The court has considered the objection raised by petitioner Jakubowicz that the receiver’s attorney failed to submit an affidavit of services. However, the attorney has submitted time sheets, and both he and the receiver have submitted affidavits, albeit brief, that satisfy the requirement that the court be apprised of the nature and difficulty of the work. Additionally, the court is familiar with the complexities presented by the legal issues in this case. Therefore, an affidavit of service is not necessary to show the attorney’s impressive professional credentials and the difficulty of the work performed. Under these circumstances, the court finds an hourly rate of $250 to be fair compensation for 66.5 hours.

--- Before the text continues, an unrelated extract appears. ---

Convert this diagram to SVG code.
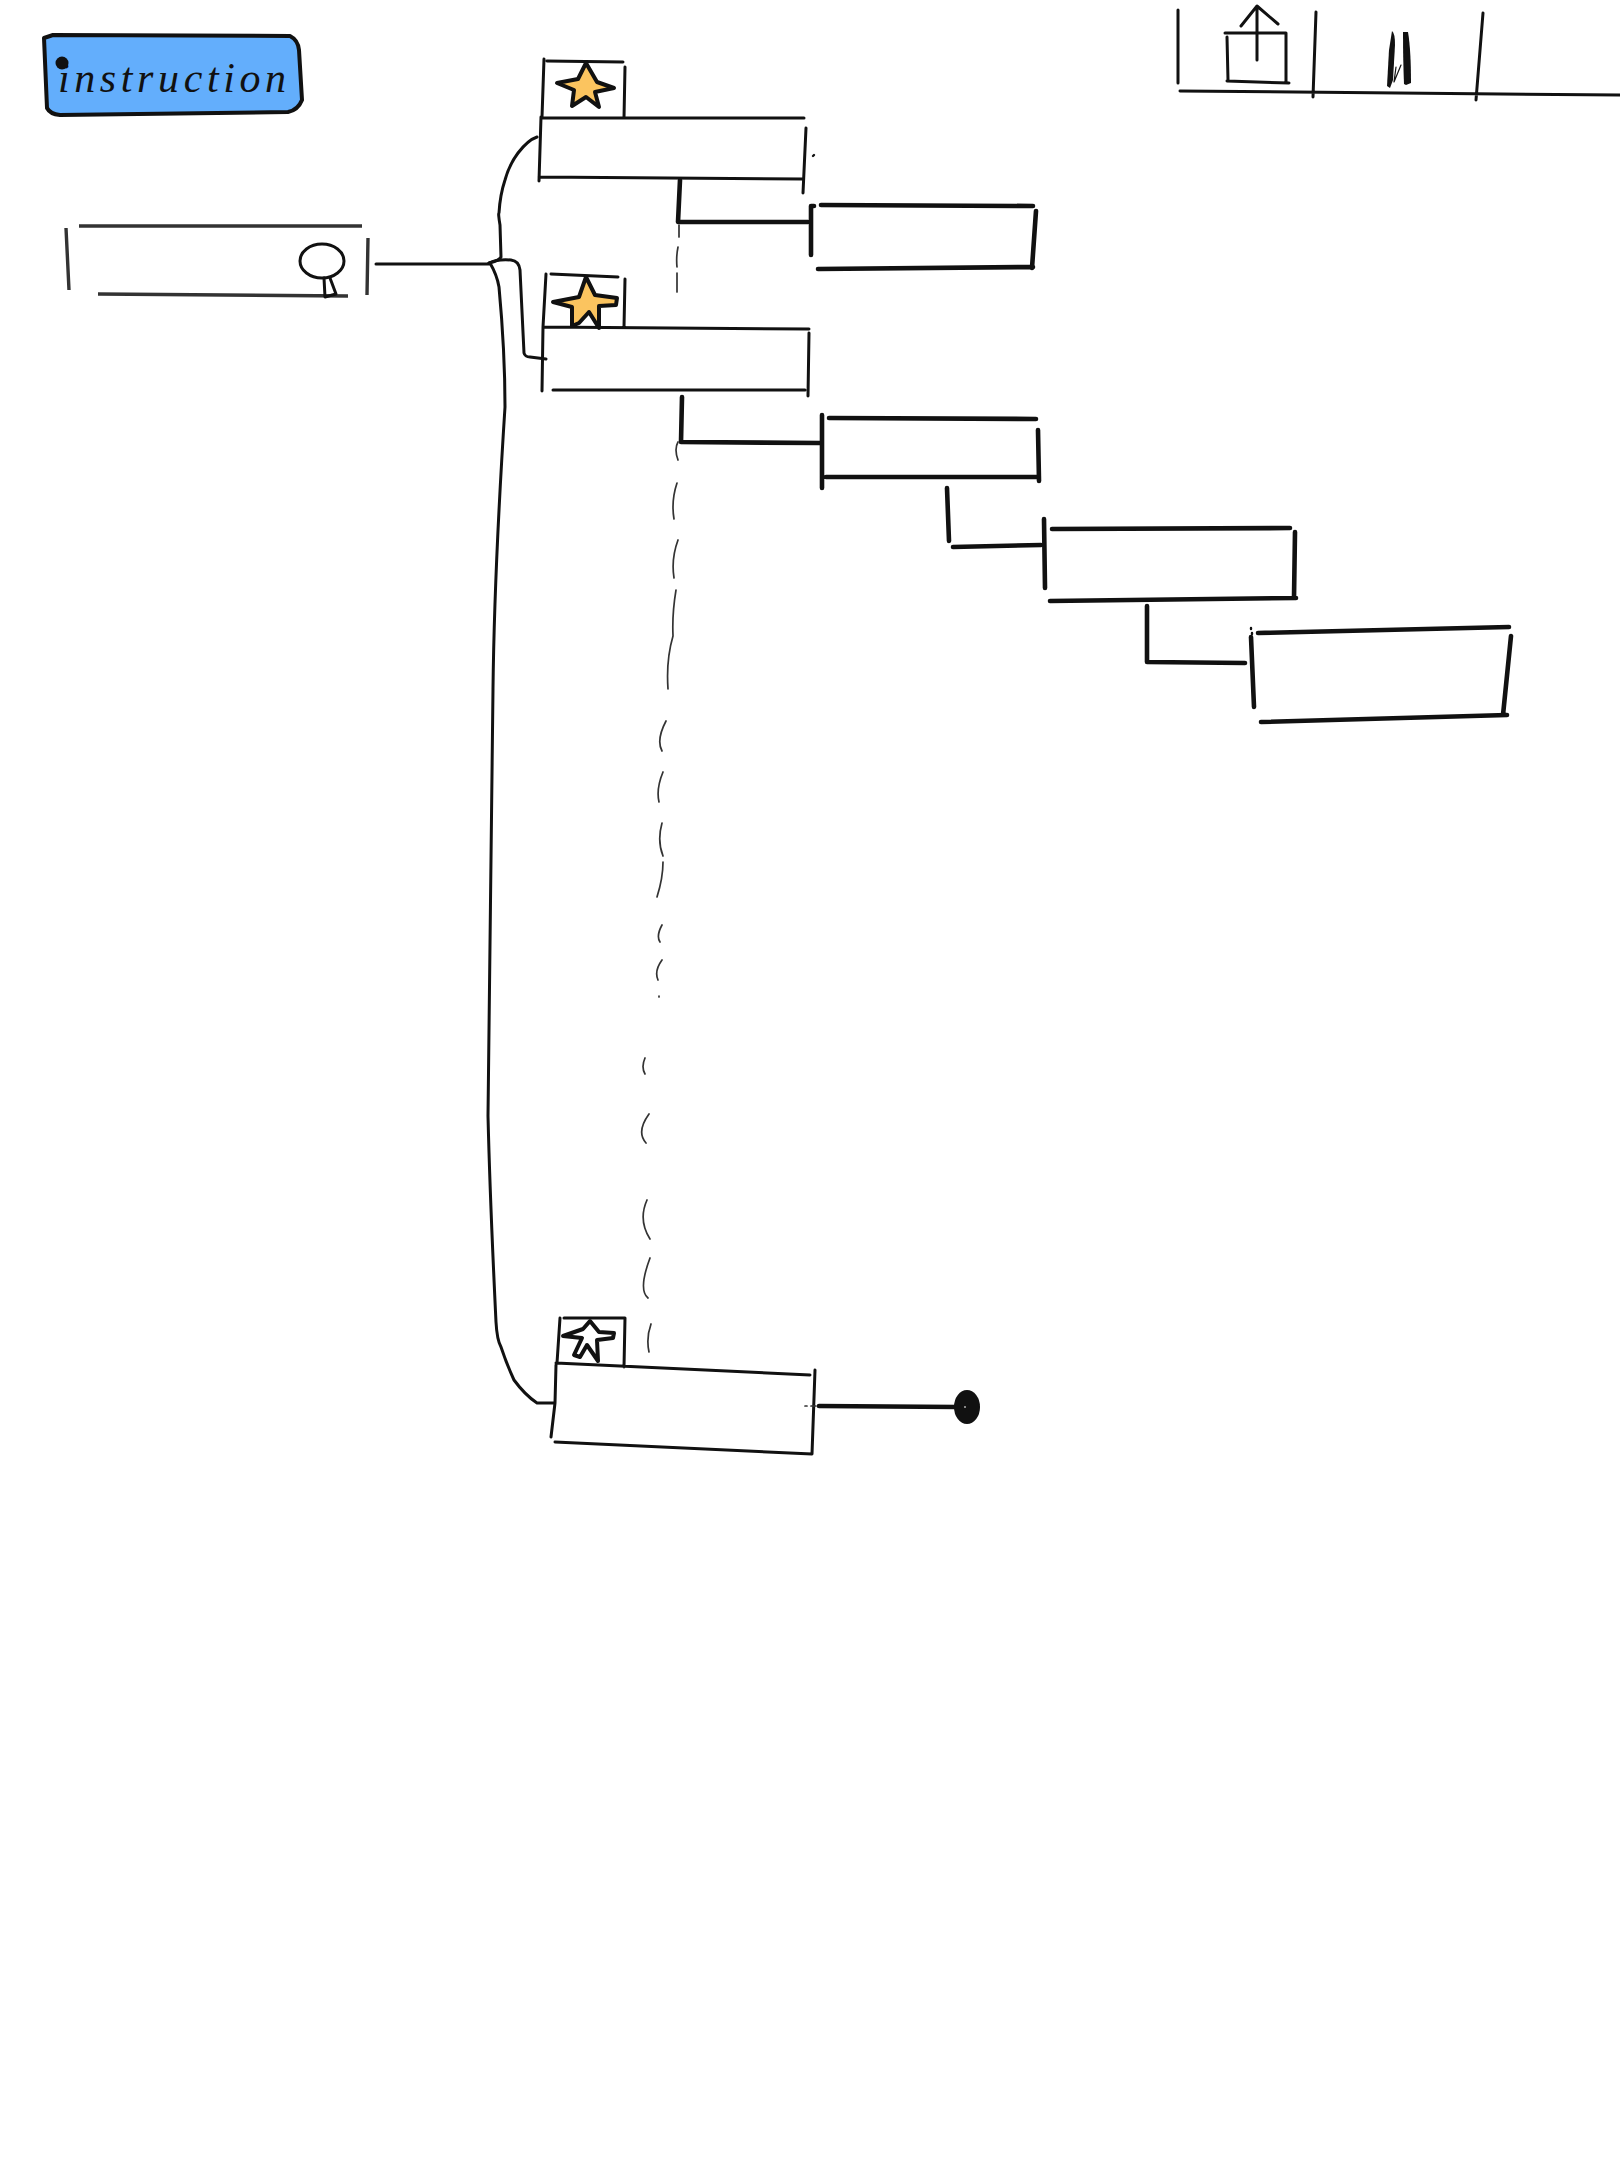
<svg xmlns="http://www.w3.org/2000/svg" width="1620" height="2160" viewBox="0 0 1620 2160">
<style>
.l{fill:none;stroke:#111;stroke-linecap:round;stroke-linejoin:round}
.t{stroke-width:2.4}
.m{stroke-width:3}
.b{stroke-width:4.6}
.g{fill:none;stroke:#333;stroke-width:3.4;stroke-linecap:butt}
.d{fill:none;stroke:#333;stroke-width:1.7;stroke-linecap:round}
.star{fill:#fbc45f;stroke:#111;stroke-width:4;stroke-linejoin:round}
.star0{fill:#fff;stroke:#111;stroke-width:4;stroke-linejoin:round}
</style>
<rect width="1620" height="2160" fill="#fff"/>
<g id="connectors">
<path class="l m" d="M376 264H489"/>
<path class="l m" d="M489 263Q499 261 501 257L500 225Q498 213 499 213Q500 195 505 180Q509 165 518 153Q528 140 537 137"/>
<path class="l m" d="M489 263Q497 259 511 260Q519 261 520 270L524 353Q525 357 530 357L546 359"/>
<path class="l m" d="M490 263Q497 275 499 287C503 330 505 370 505 407C499 500 494 600 493 689C491 800 490 1000 488 1116C490 1200 494 1280 496 1322Q497 1340 501 1347Q507 1365 514 1380Q525 1395 537 1403H554"/>
<path class="l b" d="M680 180L678 222L808 222"/>
<path class="l b" d="M682 397L681 442L820 443"/>
<path class="l b" d="M947 488L949 541M953 547L1041 545"/>
<path class="l b" d="M1147 606V662L1245 663"/>
<path class="l b" stroke-width="5" d="M819 1406L957 1407"/>
<g id="dashes">
<path class="d" d="M679 225V237M678 247Q676 257 677 267M677 273V292"/>
<path class="d" d="M678 442Q674 449 678 460M677 483Q671 501 674 519M678 540Q671 559 674 578M676 590Q672 614 673 636Q666 660 668 689M666 721Q656 740 662 751M663 772Q656 789 659 802M662 823Q657 841 663 856M663 862Q663 878 657 897M662 925Q656 936 660 942M662 960Q654 971 658 980M659 996V997"/>
<path class="d" d="M645 1058Q641 1067 645 1074M649 1114Q636 1132 646 1143M647 1200Q638 1220 650 1239M650 1258Q638 1290 648 1298M651 1324Q646 1338 649 1352"/>
</g>
</g>
<g id="instruction">
<path d="M53 35L290 36Q298 40 299 50L302 100Q298 110 288 112L60 115Q50 114 47 108L44 38Z" fill="#63aefc" stroke="#111" stroke-width="4" stroke-linejoin="round"/>
<text x="58" y="92" font-family="'Liberation Serif',serif" font-style="italic" font-size="42" textLength="228" lengthAdjust="spacing" fill="#111">instruction</text>
<circle cx="62" cy="63" r="6.5" fill="#111"/>
</g>
<g id="search">
<path class="g" d="M79 226H362M66 228L69 290M368 238L367 295M98 294L348 296"/>
<ellipse cx="322" cy="261" rx="22" ry="17" class="l m" fill="none"/>
<path class="l m" d="M324 278L325 297L336 294L330 278"/>
</g>
<g id="node1">
<path class="l m" d="M544 59L542 117M547 61L623 62M625 67L624 118M541 118H804M541 117L539 181M539 177L803 179M806 128L803 193"/>
<path class="star" d="M586 63L597 82L614 88L595 92L599 107L586 97L572 106L574 90L557 83L578 79Z"/>
<path class="l t" d="M814 155L813 156"/>
</g>
<g id="node1a">
<path class="l b" d="M814 206H811L811 255M821 205L1033 206M1036 211L1032 268M818 269L1033 267"/>
</g>
<g id="node2">
<path class="star" d="M586 277L595 295L617 298L616 305L599 306L599 328L589 312L579 323L572 326L572 307L553 302L579 297Z"/>
<path class="l m" d="M546 274L543 327M551 274L618 277M625 279L624 327M543 327L809 329M543 327L542 391M553 390H805M809 333L808 396"/>
</g>
<g id="node2a">
<path class="l b" d="M822 415V488M829 418L1036 419M1038 430L1039 481M826 477H1037"/>
</g>
<g id="node3">
<path class="l b" d="M1044 519L1045 588M1052 529L1290 528M1295 532L1294 598M1050 601L1296 598"/>
</g>
<g id="node4">
<path class="l b" d="M1251 637L1254 707M1258 633L1509 627M1511 636L1503 715M1261 722L1507 715"/>
<path class="l t" d="M1251 628V629M1252 633V634"/>
</g>
<g id="node5">
<path class="l m" stroke-width="3.6" d="M560 1318L557 1363M564 1318H625L624 1367M556 1363L810 1375M815 1370L812 1454M555 1442L812 1454M556 1365L555 1403L551 1437"/>
<path class="star0" d="M590 1321L599 1332L614 1333L613 1338L597 1340L598 1361L587 1345L580 1357L574 1355L582 1338L563 1336L583 1329Z"/>
<path class="d" d="M805 1406H807M811 1406H816"/>
</g>
<g id="end">
<ellipse cx="967" cy="1407" rx="13" ry="17" fill="#111"/>
<path d="M964 1407H966" stroke="#fff" stroke-width="1"/>
</g>
<g id="toolbar">
<path class="l m" d="M1178 10V83M1180 91L1620 95M1316 12L1313 97M1483 13L1476 100"/>
<path class="l m" d="M1225 33H1286V83M1227 37L1228 80M1227 81L1289 83M1257 60V7M1241 26L1257 6L1278 24"/>
<path d="M1392 31Q1395 33 1395 45L1393 80L1390 88L1387 86L1389 50Z" fill="#111"/>
<path d="M1403 32L1408 32Q1411 50 1411 83L1406 85L1404 84Q1403 60 1403 32Z" fill="#111"/>
<path class="l" stroke-width="1.2" d="M1396 67L1394 82L1401 65"/>
</g>
</svg>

The receiver also submits a fee application claiming time-consuming services unrelated to receipts and disbursements, not the least of which was skillfully expediting these proceedings. This fee request, however, must be denied because as a Business Corporation Law receiver, section 1217 precludes compensation other than that based on his receipts and disbursements.

Based on the receiver’s total receipts and disbursements of $378,336.84, which includes $350,000 in rent collections, the receiver is entitled to total commissions of $5,783.33.

Accordingly, it is ordered that the receiver’s accounting is approved.